TRIBUNNEWS.COM, JAKARTA - Lembaga Pemerintahan Indonesia, Ombudsman mendapat banyak aduan terkait tingginya tarif rapid test dan Polymerase Chain Reaction (PCR) di Kalimantan Utara.
Menurut Ketua Ombudsman, Amzulian Rifai, menyebutkan dari banyaknya aduan terkait tarif rapid test dan PCR, Ombudsman menduga ada yang mengambil kesempatan dalam situasi ini.
"Kita tahu saat ini rapid test dan PCR terkait wabah Covid-19, menjadi syarat wajib untuk masyarakat berpergian," kata Amzulian Rifai dalam konferensi virtual, Kamis (18/6/2020).
Lanjut Amzulian, Ombudsman menduga adanya oknum yang memanfaatkan momen wabah Covid-19 melalui tarif rapid test dan PCR yang tinggi.

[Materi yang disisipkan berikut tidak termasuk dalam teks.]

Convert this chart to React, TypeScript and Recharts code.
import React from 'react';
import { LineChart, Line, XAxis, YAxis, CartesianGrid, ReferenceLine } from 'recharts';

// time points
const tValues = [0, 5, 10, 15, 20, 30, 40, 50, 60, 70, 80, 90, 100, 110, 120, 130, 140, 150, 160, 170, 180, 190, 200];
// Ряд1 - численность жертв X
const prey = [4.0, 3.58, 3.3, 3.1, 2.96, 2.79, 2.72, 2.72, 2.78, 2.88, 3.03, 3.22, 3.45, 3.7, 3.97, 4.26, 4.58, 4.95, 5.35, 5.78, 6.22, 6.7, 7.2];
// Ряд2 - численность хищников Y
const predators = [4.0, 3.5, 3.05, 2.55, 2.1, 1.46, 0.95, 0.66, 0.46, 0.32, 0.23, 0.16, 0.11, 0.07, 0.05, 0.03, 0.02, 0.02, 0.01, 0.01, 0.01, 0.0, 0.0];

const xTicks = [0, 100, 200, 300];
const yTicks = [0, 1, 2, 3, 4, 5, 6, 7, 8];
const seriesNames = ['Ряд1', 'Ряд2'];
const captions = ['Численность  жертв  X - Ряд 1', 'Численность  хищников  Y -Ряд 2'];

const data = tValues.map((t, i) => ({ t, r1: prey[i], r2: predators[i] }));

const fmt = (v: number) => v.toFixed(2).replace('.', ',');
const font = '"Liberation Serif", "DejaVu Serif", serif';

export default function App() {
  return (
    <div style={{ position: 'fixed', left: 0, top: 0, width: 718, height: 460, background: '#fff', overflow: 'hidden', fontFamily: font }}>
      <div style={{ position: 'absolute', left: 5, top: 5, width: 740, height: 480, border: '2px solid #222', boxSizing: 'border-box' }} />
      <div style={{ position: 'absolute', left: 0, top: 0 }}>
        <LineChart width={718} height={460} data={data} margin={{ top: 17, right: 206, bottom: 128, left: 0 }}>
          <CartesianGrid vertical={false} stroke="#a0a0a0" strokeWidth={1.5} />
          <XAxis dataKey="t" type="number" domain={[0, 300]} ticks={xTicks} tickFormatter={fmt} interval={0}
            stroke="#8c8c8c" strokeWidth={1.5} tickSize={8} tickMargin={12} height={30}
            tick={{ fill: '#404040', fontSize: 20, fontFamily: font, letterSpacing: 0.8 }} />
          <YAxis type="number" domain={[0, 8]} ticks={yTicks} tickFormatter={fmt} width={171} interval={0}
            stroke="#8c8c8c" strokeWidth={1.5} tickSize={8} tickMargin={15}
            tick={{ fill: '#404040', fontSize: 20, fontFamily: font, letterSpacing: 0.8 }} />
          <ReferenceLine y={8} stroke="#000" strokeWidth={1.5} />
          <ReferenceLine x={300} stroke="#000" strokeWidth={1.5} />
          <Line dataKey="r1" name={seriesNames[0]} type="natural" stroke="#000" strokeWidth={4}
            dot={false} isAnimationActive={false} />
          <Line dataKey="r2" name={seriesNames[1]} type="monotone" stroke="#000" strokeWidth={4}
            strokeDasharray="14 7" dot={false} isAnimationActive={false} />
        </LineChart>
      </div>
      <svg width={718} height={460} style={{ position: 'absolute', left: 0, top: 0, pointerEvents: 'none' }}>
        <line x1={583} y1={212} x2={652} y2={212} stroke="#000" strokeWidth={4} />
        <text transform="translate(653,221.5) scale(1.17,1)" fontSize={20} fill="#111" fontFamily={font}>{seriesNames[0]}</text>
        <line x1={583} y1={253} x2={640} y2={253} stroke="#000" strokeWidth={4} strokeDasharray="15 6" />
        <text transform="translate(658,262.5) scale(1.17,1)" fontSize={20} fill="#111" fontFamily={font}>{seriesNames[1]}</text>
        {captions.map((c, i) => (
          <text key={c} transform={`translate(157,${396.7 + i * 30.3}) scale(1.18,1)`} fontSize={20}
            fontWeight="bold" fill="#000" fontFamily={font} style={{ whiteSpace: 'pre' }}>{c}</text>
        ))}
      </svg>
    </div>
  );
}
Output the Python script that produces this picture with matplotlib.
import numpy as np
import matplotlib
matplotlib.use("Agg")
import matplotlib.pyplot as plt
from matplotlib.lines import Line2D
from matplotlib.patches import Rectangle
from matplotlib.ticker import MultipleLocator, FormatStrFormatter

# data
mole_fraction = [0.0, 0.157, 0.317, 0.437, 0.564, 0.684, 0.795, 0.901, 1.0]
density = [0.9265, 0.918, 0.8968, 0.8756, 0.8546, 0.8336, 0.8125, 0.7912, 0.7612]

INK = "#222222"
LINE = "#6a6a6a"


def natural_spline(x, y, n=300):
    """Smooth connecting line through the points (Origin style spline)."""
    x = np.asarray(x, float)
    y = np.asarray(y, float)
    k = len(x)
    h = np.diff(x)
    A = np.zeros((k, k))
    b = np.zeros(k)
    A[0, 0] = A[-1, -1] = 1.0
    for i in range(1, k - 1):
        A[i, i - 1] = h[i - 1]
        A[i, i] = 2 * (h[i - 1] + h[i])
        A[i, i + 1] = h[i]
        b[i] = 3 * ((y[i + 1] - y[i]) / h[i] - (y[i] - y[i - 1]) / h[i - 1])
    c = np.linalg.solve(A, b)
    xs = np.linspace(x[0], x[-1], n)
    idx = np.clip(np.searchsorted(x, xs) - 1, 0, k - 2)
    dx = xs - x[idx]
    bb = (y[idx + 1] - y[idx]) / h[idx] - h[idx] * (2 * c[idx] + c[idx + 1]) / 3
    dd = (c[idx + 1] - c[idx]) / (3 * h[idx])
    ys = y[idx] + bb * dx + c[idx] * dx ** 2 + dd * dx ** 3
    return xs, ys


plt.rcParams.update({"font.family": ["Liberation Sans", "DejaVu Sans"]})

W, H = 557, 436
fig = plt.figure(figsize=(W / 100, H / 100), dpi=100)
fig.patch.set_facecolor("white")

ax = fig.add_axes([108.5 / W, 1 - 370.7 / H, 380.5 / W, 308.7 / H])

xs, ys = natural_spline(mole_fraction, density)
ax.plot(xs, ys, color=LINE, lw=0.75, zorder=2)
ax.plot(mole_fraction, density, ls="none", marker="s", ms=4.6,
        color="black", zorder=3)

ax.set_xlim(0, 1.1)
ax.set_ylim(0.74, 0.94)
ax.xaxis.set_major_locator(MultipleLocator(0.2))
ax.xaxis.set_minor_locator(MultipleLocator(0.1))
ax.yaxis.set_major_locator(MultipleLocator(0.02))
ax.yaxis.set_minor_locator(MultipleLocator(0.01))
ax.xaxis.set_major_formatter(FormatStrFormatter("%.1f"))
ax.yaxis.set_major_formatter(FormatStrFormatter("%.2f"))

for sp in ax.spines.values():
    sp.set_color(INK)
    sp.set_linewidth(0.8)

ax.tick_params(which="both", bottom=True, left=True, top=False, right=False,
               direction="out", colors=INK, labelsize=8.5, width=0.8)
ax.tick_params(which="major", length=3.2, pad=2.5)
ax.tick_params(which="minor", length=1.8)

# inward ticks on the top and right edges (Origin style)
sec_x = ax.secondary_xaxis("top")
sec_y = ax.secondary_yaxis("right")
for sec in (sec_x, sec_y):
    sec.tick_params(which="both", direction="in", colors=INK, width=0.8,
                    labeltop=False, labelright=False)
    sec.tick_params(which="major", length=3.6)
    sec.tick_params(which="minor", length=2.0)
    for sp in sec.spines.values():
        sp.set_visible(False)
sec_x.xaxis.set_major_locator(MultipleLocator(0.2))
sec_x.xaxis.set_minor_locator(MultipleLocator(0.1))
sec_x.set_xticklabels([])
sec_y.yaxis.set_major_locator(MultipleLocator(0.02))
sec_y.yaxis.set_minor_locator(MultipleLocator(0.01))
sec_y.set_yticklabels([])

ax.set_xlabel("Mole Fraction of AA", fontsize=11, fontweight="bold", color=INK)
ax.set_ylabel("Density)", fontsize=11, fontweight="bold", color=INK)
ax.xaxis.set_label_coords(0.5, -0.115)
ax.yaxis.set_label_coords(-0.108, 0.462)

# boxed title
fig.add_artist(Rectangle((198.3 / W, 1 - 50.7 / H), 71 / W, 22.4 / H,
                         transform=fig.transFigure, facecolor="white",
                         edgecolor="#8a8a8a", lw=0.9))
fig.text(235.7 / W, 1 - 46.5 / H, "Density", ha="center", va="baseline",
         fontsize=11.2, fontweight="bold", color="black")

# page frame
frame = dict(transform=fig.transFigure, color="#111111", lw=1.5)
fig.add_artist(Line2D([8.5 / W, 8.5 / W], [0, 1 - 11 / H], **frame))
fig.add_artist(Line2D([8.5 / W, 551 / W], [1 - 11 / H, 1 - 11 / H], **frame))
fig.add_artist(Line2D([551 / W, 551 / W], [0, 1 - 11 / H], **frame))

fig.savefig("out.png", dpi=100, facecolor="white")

Baca: Komisi IX DPR: Biaya Tes PCR Jangan Sampai Bebani Rakyat
"Hal ini kemungkinan saja bisa terjadi, karena rapid test dan PCR ini sangat dibutuhkan oleh masyarakat yang ingin berpergian dalam hal kepentingan khusus," ucap Amzulian.
Terkait dugaan ini, lanjut Amzulian, pihaknya meminta pemerintah untk melaukan intervensi terhadap laporan tingginya tarif rapid test dan PCR di beberapa wilayah agar tidak membebankan masyarakat.
"Kemudian terkait penerimaan hasil tes PCR, kami juga mendapatkan laporan dari masyarakat bahwa untuk mendapatkan hasil tersebut dibutuhkan waktu yang cukup lama," kata Amzulian.
Pihaknya juga mendapat laporan terkait beberapa rumah sakit, tidak transparan dan kurang lengkap memberikan informasi yang sepatutnya terkait hasil PCR.
"Kami meminta pemerintah untuk memperhatikan besaran tarif rapid test dan PCR ini, dan rumah sakit dalam hal transparansi laporan hasil test," ujar Amzulian.
Lanjut Amzulian, besaran tarif PCR dan rapid test ini jangan sampai membebankan masyrakak. Seingga produktifitas tetap terjaga agar roda ekonomi tetap berjalan.